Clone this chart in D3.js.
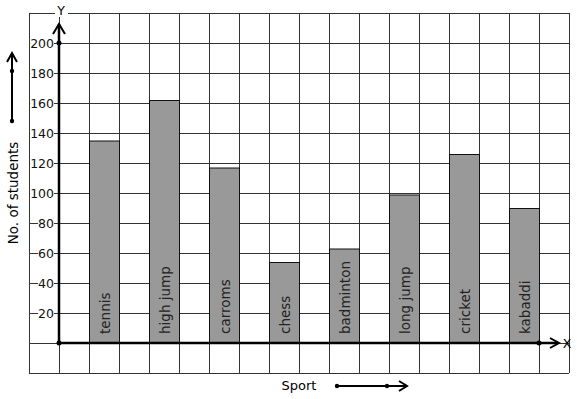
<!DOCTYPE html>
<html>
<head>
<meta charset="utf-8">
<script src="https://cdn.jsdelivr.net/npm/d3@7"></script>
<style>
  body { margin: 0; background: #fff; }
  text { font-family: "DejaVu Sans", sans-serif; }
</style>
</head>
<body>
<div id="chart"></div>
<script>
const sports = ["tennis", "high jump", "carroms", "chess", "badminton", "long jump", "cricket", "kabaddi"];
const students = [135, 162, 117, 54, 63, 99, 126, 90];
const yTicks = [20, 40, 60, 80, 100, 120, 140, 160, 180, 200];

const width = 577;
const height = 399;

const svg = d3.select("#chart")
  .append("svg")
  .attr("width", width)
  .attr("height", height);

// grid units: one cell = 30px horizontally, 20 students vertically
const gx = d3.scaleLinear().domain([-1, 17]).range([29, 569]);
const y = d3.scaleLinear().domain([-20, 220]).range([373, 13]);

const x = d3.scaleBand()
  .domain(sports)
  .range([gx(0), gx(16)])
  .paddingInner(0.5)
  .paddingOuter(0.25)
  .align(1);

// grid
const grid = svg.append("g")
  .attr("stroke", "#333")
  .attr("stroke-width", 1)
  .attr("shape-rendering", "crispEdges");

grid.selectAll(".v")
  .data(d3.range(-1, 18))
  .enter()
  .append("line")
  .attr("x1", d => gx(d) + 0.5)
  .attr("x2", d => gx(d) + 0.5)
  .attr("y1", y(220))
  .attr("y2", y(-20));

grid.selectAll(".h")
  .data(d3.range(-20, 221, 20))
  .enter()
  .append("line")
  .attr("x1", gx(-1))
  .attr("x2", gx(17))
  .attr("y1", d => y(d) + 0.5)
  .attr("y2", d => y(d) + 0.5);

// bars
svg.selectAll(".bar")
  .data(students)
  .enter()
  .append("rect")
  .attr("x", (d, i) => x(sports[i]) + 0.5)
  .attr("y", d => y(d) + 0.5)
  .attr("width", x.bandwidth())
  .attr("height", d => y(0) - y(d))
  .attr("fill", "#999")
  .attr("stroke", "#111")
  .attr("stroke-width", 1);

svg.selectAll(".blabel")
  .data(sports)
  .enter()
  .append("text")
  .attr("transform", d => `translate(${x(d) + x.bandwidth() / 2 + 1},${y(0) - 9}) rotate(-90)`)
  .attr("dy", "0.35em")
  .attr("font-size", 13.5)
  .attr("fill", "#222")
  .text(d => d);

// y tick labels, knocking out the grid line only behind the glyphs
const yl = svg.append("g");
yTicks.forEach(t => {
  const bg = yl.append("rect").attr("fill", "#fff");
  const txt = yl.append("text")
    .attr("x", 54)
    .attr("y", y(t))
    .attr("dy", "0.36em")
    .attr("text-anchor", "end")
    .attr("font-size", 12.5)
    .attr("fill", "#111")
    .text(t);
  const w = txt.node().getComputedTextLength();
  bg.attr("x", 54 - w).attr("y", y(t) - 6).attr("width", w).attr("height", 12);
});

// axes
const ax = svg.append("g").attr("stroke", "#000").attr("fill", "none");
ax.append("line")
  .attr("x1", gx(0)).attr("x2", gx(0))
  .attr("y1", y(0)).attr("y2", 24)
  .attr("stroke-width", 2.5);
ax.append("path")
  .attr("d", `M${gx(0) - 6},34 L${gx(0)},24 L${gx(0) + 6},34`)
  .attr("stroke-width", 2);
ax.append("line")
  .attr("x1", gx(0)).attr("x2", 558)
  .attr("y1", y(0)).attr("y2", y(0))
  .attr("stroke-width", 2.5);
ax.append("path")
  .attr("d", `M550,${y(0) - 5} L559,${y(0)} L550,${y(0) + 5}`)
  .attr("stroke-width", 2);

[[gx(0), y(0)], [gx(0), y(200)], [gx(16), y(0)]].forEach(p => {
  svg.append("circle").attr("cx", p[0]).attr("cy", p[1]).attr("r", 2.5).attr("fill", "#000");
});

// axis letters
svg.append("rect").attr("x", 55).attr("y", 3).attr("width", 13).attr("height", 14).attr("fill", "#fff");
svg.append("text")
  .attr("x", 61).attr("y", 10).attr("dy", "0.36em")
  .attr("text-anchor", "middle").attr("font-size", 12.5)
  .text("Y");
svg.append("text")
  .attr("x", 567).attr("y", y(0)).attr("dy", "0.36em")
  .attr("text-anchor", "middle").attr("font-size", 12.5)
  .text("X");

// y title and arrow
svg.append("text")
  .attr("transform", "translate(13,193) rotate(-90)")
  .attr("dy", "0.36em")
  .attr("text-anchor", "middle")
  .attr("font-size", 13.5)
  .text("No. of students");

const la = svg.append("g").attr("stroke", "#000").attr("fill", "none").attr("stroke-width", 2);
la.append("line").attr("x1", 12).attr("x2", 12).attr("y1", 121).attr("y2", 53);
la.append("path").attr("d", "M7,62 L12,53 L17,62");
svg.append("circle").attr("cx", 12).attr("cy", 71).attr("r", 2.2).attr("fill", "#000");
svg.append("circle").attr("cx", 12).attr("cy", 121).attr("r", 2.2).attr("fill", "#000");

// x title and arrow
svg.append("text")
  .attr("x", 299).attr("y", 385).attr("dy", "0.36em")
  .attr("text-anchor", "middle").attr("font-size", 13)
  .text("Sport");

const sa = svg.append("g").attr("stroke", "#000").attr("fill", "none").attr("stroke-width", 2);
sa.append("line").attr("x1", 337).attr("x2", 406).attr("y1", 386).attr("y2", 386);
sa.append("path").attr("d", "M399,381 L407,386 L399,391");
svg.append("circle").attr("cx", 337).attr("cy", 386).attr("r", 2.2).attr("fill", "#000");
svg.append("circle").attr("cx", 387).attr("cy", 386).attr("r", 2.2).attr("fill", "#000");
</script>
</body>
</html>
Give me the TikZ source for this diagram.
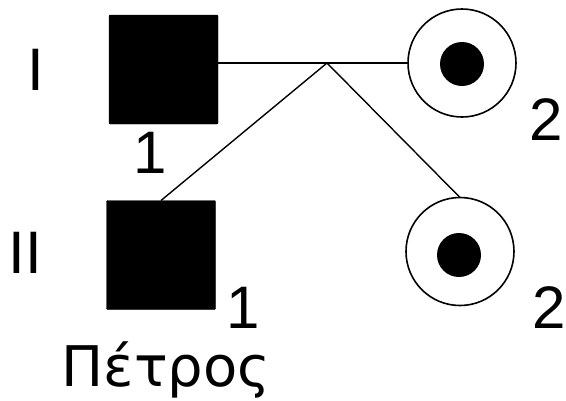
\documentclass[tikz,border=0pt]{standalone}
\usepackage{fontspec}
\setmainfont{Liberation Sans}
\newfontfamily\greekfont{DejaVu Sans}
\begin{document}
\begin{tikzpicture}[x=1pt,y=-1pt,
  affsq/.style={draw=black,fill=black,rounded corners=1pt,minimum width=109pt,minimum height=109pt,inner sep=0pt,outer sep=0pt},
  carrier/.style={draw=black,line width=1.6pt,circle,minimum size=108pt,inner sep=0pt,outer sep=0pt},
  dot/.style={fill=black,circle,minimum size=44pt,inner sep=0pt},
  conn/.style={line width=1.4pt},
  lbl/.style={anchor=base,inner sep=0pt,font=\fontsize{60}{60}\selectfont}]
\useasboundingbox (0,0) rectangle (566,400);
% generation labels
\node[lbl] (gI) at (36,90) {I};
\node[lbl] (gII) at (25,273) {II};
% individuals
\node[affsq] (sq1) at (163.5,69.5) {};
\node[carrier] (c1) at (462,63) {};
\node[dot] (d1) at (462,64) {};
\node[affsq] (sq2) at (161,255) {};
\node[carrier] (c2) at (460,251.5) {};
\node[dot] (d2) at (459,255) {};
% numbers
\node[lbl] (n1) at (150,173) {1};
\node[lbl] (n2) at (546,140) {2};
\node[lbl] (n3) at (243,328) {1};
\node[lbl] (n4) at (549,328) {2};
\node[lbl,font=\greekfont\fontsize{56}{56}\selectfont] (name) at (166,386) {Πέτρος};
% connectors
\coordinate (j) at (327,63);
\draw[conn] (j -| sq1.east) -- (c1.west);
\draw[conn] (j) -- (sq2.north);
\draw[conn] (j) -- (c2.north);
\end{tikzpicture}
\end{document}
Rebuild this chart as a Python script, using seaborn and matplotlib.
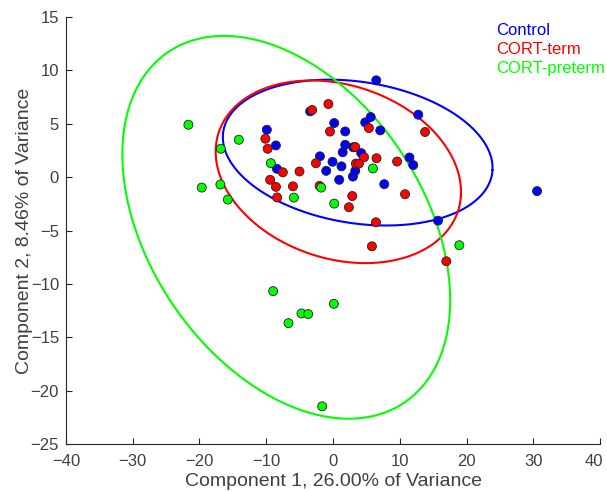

════

§ **The exercise**
Quote the preceding listing precisely and completely, omitting its images.

§ **Expected answer**
Clone this chart in D3.js.
<!DOCTYPE html>
<html>
<head>
<meta charset="utf-8">
<script src="https://cdn.jsdelivr.net/npm/d3@7"></script>
<style>
  body { margin: 0; background: #fff; }
  text { font-family: "DejaVu Sans", sans-serif; }
</style>
</head>
<body>
<div id="chart"></div>
<script>
const sports = ["tennis", "high jump", "carroms", "chess", "badminton", "long jump", "cricket", "kabaddi"];
const students = [135, 162, 117, 54, 63, 99, 126, 90];
const yTicks = [20, 40, 60, 80, 100, 120, 140, 160, 180, 200];

const width = 577;
const height = 399;

const svg = d3.select("#chart")
  .append("svg")
  .attr("width", width)
  .attr("height", height);

// grid units: one cell = 30px horizontally, 20 students vertically
const gx = d3.scaleLinear().domain([-1, 17]).range([29, 569]);
const y = d3.scaleLinear().domain([-20, 220]).range([373, 13]);

const x = d3.scaleBand()
  .domain(sports)
  .range([gx(0), gx(16)])
  .paddingInner(0.5)
  .paddingOuter(0.25)
  .align(1);

// grid
const grid = svg.append("g")
  .attr("stroke", "#333")
  .attr("stroke-width", 1)
  .attr("shape-rendering", "crispEdges");

grid.selectAll(".v")
  .data(d3.range(-1, 18))
  .enter()
  .append("line")
  .attr("x1", d => gx(d) + 0.5)
  .attr("x2", d => gx(d) + 0.5)
  .attr("y1", y(220))
  .attr("y2", y(-20));

grid.selectAll(".h")
  .data(d3.range(-20, 221, 20))
  .enter()
  .append("line")
  .attr("x1", gx(-1))
  .attr("x2", gx(17))
  .attr("y1", d => y(d) + 0.5)
  .attr("y2", d => y(d) + 0.5);

// bars
svg.selectAll(".bar")
  .data(students)
  .enter()
  .append("rect")
  .attr("x", (d, i) => x(sports[i]) + 0.5)
  .attr("y", d => y(d) + 0.5)
  .attr("width", x.bandwidth())
  .attr("height", d => y(0) - y(d))
  .attr("fill", "#999")
  .attr("stroke", "#111")
  .attr("stroke-width", 1);

svg.selectAll(".blabel")
  .data(sports)
  .enter()
  .append("text")
  .attr("transform", d => `translate(${x(d) + x.bandwidth() / 2 + 1},${y(0) - 9}) rotate(-90)`)
  .attr("dy", "0.35em")
  .attr("font-size", 13.5)
  .attr("fill", "#222")
  .text(d => d);

// y tick labels, knocking out the grid line only behind the glyphs
const yl = svg.append("g");
yTicks.forEach(t => {
  const bg = yl.append("rect").attr("fill", "#fff");
  const txt = yl.append("text")
    .attr("x", 54)
    .attr("y", y(t))
    .attr("dy", "0.36em")
    .attr("text-anchor", "end")
    .attr("font-size", 12.5)
    .attr("fill", "#111")
    .text(t);
  const w = txt.node().getComputedTextLength();
  bg.attr("x", 54 - w).attr("y", y(t) - 6).attr("width", w).attr("height", 12);
});

// axes
const ax = svg.append("g").attr("stroke", "#000").attr("fill", "none");
ax.append("line")
  .attr("x1", gx(0)).attr("x2", gx(0))
  .attr("y1", y(0)).attr("y2", 24)
  .attr("stroke-width", 2.5);
ax.append("path")
  .attr("d", `M${gx(0) - 6},34 L${gx(0)},24 L${gx(0) + 6},34`)
  .attr("stroke-width", 2);
ax.append("line")
  .attr("x1", gx(0)).attr("x2", 558)
  .attr("y1", y(0)).attr("y2", y(0))
  .attr("stroke-width", 2.5);
ax.append("path")
  .attr("d", `M550,${y(0) - 5} L559,${y(0)} L550,${y(0) + 5}`)
  .attr("stroke-width", 2);

[[gx(0), y(0)], [gx(0), y(200)], [gx(16), y(0)]].forEach(p => {
  svg.append("circle").attr("cx", p[0]).attr("cy", p[1]).attr("r", 2.5).attr("fill", "#000");
});

// axis letters
svg.append("rect").attr("x", 55).attr("y", 3).attr("width", 13).attr("height", 14).attr("fill", "#fff");
svg.append("text")
  .attr("x", 61).attr("y", 10).attr("dy", "0.36em")
  .attr("text-anchor", "middle").attr("font-size", 12.5)
  .text("Y");
svg.append("text")
  .attr("x", 567).attr("y", y(0)).attr("dy", "0.36em")
  .attr("text-anchor", "middle").attr("font-size", 12.5)
  .text("X");

// y title and arrow
svg.append("text")
  .attr("transform", "translate(13,193) rotate(-90)")
  .attr("dy", "0.36em")
  .attr("text-anchor", "middle")
  .attr("font-size", 13.5)
  .text("No. of students");

const la = svg.append("g").attr("stroke", "#000").attr("fill", "none").attr("stroke-width", 2);
la.append("line").attr("x1", 12).attr("x2", 12).attr("y1", 121).attr("y2", 53);
la.append("path").attr("d", "M7,62 L12,53 L17,62");
svg.append("circle").attr("cx", 12).attr("cy", 71).attr("r", 2.2).attr("fill", "#000");
svg.append("circle").attr("cx", 12).attr("cy", 121).attr("r", 2.2).attr("fill", "#000");

// x title and arrow
svg.append("text")
  .attr("x", 299).attr("y", 385).attr("dy", "0.36em")
  .attr("text-anchor", "middle").attr("font-size", 13)
  .text("Sport");

const sa = svg.append("g").attr("stroke", "#000").attr("fill", "none").attr("stroke-width", 2);
sa.append("line").attr("x1", 337).attr("x2", 406).attr("y1", 386).attr("y2", 386);
sa.append("path").attr("d", "M399,381 L407,386 L399,391");
svg.append("circle").attr("cx", 337).attr("cy", 386).attr("r", 2.2).attr("fill", "#000");
svg.append("circle").attr("cx", 387).attr("cy", 386).attr("r", 2.2).attr("fill", "#000");
</script>
</body>
</html>
Give me the TikZ source for this diagram.
\documentclass[tikz,border=0pt]{standalone}
\usepackage{fontspec}
\setmainfont{Liberation Sans}
\newfontfamily\greekfont{DejaVu Sans}
\begin{document}
\begin{tikzpicture}[x=1pt,y=-1pt,
  affsq/.style={draw=black,fill=black,rounded corners=1pt,minimum width=109pt,minimum height=109pt,inner sep=0pt,outer sep=0pt},
  carrier/.style={draw=black,line width=1.6pt,circle,minimum size=108pt,inner sep=0pt,outer sep=0pt},
  dot/.style={fill=black,circle,minimum size=44pt,inner sep=0pt},
  conn/.style={line width=1.4pt},
  lbl/.style={anchor=base,inner sep=0pt,font=\fontsize{60}{60}\selectfont}]
\useasboundingbox (0,0) rectangle (566,400);
% generation labels
\node[lbl] (gI) at (36,90) {I};
\node[lbl] (gII) at (25,273) {II};
% individuals
\node[affsq] (sq1) at (163.5,69.5) {};
\node[carrier] (c1) at (462,63) {};
\node[dot] (d1) at (462,64) {};
\node[affsq] (sq2) at (161,255) {};
\node[carrier] (c2) at (460,251.5) {};
\node[dot] (d2) at (459,255) {};
% numbers
\node[lbl] (n1) at (150,173) {1};
\node[lbl] (n2) at (546,140) {2};
\node[lbl] (n3) at (243,328) {1};
\node[lbl] (n4) at (549,328) {2};
\node[lbl,font=\greekfont\fontsize{56}{56}\selectfont] (name) at (166,386) {Πέτρος};
% connectors
\coordinate (j) at (327,63);
\draw[conn] (j -| sq1.east) -- (c1.west);
\draw[conn] (j) -- (sq2.north);
\draw[conn] (j) -- (c2.north);
\end{tikzpicture}
\end{document}
Rebuild this chart as a Python script, using seaborn and matplotlib.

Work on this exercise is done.